Eschatological salvation in the APOKALYPSIS/hHMERA TOU KURIOU hHMWN IHSOU
CHRISTOU of vv. 7-8, "mystical" (better: participationist) in the KOINWNIA
TOU hUIOU AUTOU IHSOU CHRISTOU of v. 10 and the AUTOS NOUS KAI AUTH GNWMH
obtainable DIA ONOMATOS TOU KURIOU hHMWN IHSOU CHRISTOU (which is revealed
as the NOUS CHRISTOU in 2:16).
>> 2 Cor 5:17-21,
>Loisy considers this secondary.
>> Gal 3:23-28,
>This one is not clear to me at this point. Seems doubtful, but could
>possibly be authentic. Gal Ch. 3 seems like a very complex weave of
I'm afraid I still find dubious the criteria used to excise particular
passages; was Paul less capable of spinning a complex web of ideas than his
copyists? The Galatians passage combines participationist language in the
PANTES GAR hUMEIS hEIS [sc. ANTHRWPOS] ESTE EN CHRISTW(I) IHSOU of 3:28 and
eschatological expectation in the KAT' EPAGGELIAN KLHRONOMOI of 3:29.
>>> Phil 3:20-4:1,
>Loisy considers Phil 3:20-21 as interpolations. 4:1 is unrelated.
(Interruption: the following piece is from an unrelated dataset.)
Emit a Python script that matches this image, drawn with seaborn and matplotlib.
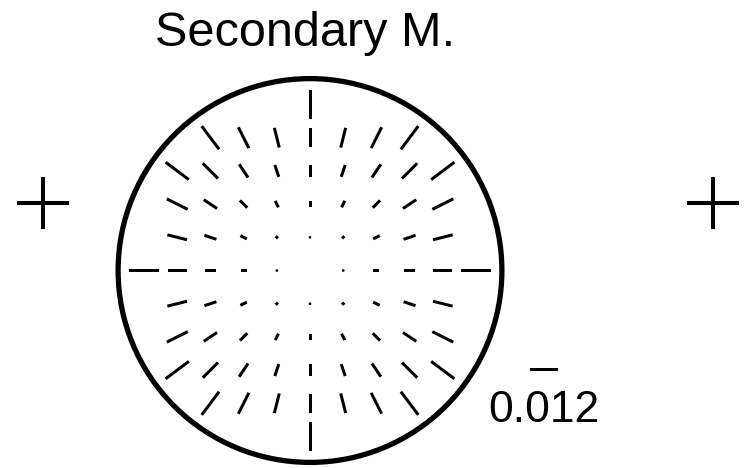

The excision of 3:20 is inconsistent on Loisy's hypothesis as it exhibits
an eschatological expectation ("from heaven we await a Savior, the Lord
Jesus Christ") and does so in terms reminiscent of Paul's summary of his
proclamation in 1 Thess 1:9-10. I'm not sure what's meant by the
classification of 4:1 as "unrelated" to the foregoing; every passage in a
letter is related in some way to every other, and 4:1 bases a behavioral
appeal on the preceding description of positive and negative models for
imitation (3:17-21). This appeal calls for behavior EN KURIW(I),
participationist language which is reinforced in the sequel (TO AUTO
FRONEIN EN KURIW[I], v. 2).
>> 1 Thess 1:1-10
>This seems authentic, but again I don't see in it what you seem to see.
Participation in 1:1's EKKLHSIA THESSALONIKEWN EN QEW(I) PATRI KAI KURIW(I)
IHSOU CHRISTOU (and in 1:6's CHARA PNEUMATOS hAGIOU accompanying
conversion), eschatology in the expectation of the Son from heaven in 1:10.
Must read Loisy sometime. In the meantime I'm appreciative of Yuri's
summaries, if largely unable to find the approach convincing.